# [THE TASK]
Begin with the first line of the material and copy each line word for word through the line that contains "(3,4) rectangle (1123,796);"; the pictures are left out.

════════════════

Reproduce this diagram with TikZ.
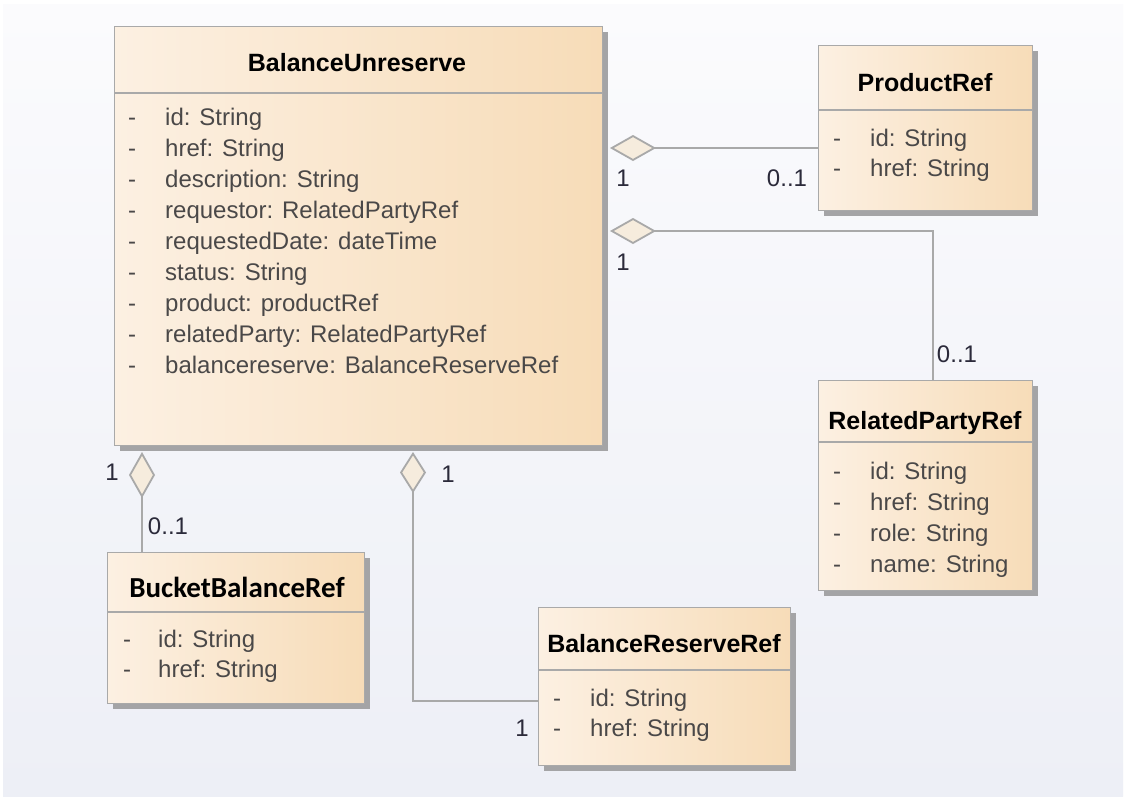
\documentclass[tikz,border=0pt]{standalone}
\usepackage{fontspec}
\setmainfont{Liberation Sans}
\newfontfamily\carl{Carlito}
\usetikzlibrary{arrows.meta}
\definecolor{bgtop}{HTML}{FBFBFD}
\definecolor{bgbot}{HTML}{EDEFF6}
\definecolor{boxl}{HTML}{FCF0E2}
\definecolor{boxr}{HTML}{F7DCB8}
\definecolor{bord}{HTML}{A9A9A9}
\definecolor{shad}{HTML}{A4A4A6}
\definecolor{attr}{HTML}{4A4848}
\definecolor{lbl}{HTML}{2B2A3A}
\definecolor{dfill}{HTML}{F6ECDD}
\begin{document}
\begin{tikzpicture}[x=1pt,y=-1pt,
 cls/.style={draw=bord, line width=1.3pt, left color=boxl, right color=boxr, anchor=north west, inner sep=0pt},
 shd/.style={fill=shad},
 sep/.style={draw=bord, line width=1.3pt},
 ttl/.style={font=\fontsize{25}{25}\selectfont\bfseries, text=black, anchor=base, inner sep=0pt},
 att/.style={font=\fontsize{24}{24}\selectfont, text=attr, anchor=base west, inner sep=0pt},
 mult/.style={font=\fontsize{24}{24}\selectfont, text=lbl, anchor=base, inner sep=0pt},
 agg/.style={draw=bord, line width=1.8pt, {Diamond[length=46pt,width=26pt,fill=dfill]}-},
]
\useasboundingbox (0,0) rectangle (1125,796);
\fill[white] (0,0) rectangle (1125,796);
\shade[top color=bgtop, bottom color=bgbot] (3,4) rectangle (1123,796);

% BalanceUnreserve
\fill[shd] (120,32) rectangle (608,451);
\node[cls, minimum width=488pt, minimum height=419pt] (BU) at (114,26) {};
\draw[sep] (114,93) -- (602,93);
\node[ttl] (BUt) at (357,71) {BalanceUnreserve};
\foreach \t [count=\i] in {id: String, href: String, description: String, requestor: RelatedPartyRef, requestedDate: dateTime, status: String, product: productRef, relatedParty: RelatedPartyRef, balancereserve: BalanceReserveRef} {
  \node[att] (bud\i) at (128,{125+31*(\i-1)}) {-};
  \node[att] (bua\i) at (165,{125+31*(\i-1)}) {\t};
}

% ProductRef
\fill[shd] (824,51) rectangle (1038,216);
\node[cls, minimum width=214pt, minimum height=165pt] (PR) at (818,45) {};
\draw[sep] (818,110) -- (1032,110);
\node[ttl] (PRt) at (925,91) {ProductRef};
\foreach \t [count=\i] in {id: String, href: String} {
  \node[att] (prd\i) at (833,{146+30*(\i-1)}) {-};
  \node[att] (pra\i) at (870,{146+30*(\i-1)}) {\t};
}

% RelatedPartyRef
\fill[shd] (824,386) rectangle (1038,596);
\node[cls, minimum width=214pt, minimum height=210pt] (RP) at (818,380) {};
\draw[sep] (818,442) -- (1032,442);
\node[ttl] (RPt) at (925,429) {RelatedPartyRef};
\foreach \t [count=\i] in {id: String, href: String, role: String, name: String} {
  \node[att] (rpd\i) at (833,{479+31*(\i-1)}) {-};
  \node[att] (rpa\i) at (870,{479+31*(\i-1)}) {\t};
}

% BucketBalanceRef
\fill[shd] (113,558) rectangle (370,709);
\node[cls, minimum width=257pt, minimum height=151pt] (BB) at (107,552) {};
\draw[sep] (107,612) -- (364,612);
\node[ttl, font=\fontsize{29}{29}\selectfont\carl\bfseries] (BBt) at (237,597) {BucketBalanceRef};
\foreach \t [count=\i] in {id: String, href: String} {
  \node[att] (bbd\i) at (123,{647+30*(\i-1)}) {-};
  \node[att] (bba\i) at (158,{647+30*(\i-1)}) {\t};
}

% BalanceReserveRef
\fill[shd] (544,613) rectangle (796,771);
\node[cls, minimum width=252pt, minimum height=158pt] (BR) at (538,607) {};
\draw[sep] (538,670) -- (790,670);
\node[ttl] (BRt) at (664,652) {BalanceReserveRef};
\foreach \t [count=\i] in {id: String, href: String} {
  \node[att] (brd\i) at (553,{706+30*(\i-1)}) {-};
  \node[att] (bra\i) at (590,{706+30*(\i-1)}) {\t};
}

% connectors
\coordinate (c1) at (610,148);
\draw[agg] (c1) -- (PR.west |- c1);
\coordinate (c2) at (610,231);
\draw[agg] (c2) -| ([xshift=7pt]RP.north);
\coordinate (c3) at (142,452);
\draw[agg] (c3) -- (c3 |- BB.north);
\coordinate (c4) at (413,452);
\draw[draw=bord, line width=1.8pt, {Diamond[length=41pt,width=26pt,fill=dfill]}-] (c4) |- ([yshift=-14pt]BR.west);

% multiplicities
\node[mult] (m1) at (623,186) {1};
\node[mult] (m2) at (787,186) {0..1};
\node[mult] (m3) at (623,270) {1};
\node[mult] (m4) at (957,362) {0..1};
\node[mult] (m5) at (112,480) {1};
\node[mult] (m6) at (168,534) {0..1};
\node[mult] (m7) at (448,482) {1};
\node[mult] (m8) at (522,736) {1};
\end{tikzpicture}
\end{document}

════════════════

# [OUTPUT FOR THIS EXERCISE]
Reproduce this diagram with TikZ.
\documentclass[tikz,border=0pt]{standalone}
\usepackage{fontspec}
\setmainfont{Liberation Sans}
\newfontfamily\carl{Carlito}
\usetikzlibrary{arrows.meta}
\definecolor{bgtop}{HTML}{FBFBFD}
\definecolor{bgbot}{HTML}{EDEFF6}
\definecolor{boxl}{HTML}{FCF0E2}
\definecolor{boxr}{HTML}{F7DCB8}
\definecolor{bord}{HTML}{A9A9A9}
\definecolor{shad}{HTML}{A4A4A6}
\definecolor{attr}{HTML}{4A4848}
\definecolor{lbl}{HTML}{2B2A3A}
\definecolor{dfill}{HTML}{F6ECDD}
\begin{document}
\begin{tikzpicture}[x=1pt,y=-1pt,
 cls/.style={draw=bord, line width=1.3pt, left color=boxl, right color=boxr, anchor=north west, inner sep=0pt},
 shd/.style={fill=shad},
 sep/.style={draw=bord, line width=1.3pt},
 ttl/.style={font=\fontsize{25}{25}\selectfont\bfseries, text=black, anchor=base, inner sep=0pt},
 att/.style={font=\fontsize{24}{24}\selectfont, text=attr, anchor=base west, inner sep=0pt},
 mult/.style={font=\fontsize{24}{24}\selectfont, text=lbl, anchor=base, inner sep=0pt},
 agg/.style={draw=bord, line width=1.8pt, {Diamond[length=46pt,width=26pt,fill=dfill]}-},
]
\useasboundingbox (0,0) rectangle (1125,796);
\fill[white] (0,0) rectangle (1125,796);
\shade[top color=bgtop, bottom color=bgbot] (3,4) rectangle (1123,796);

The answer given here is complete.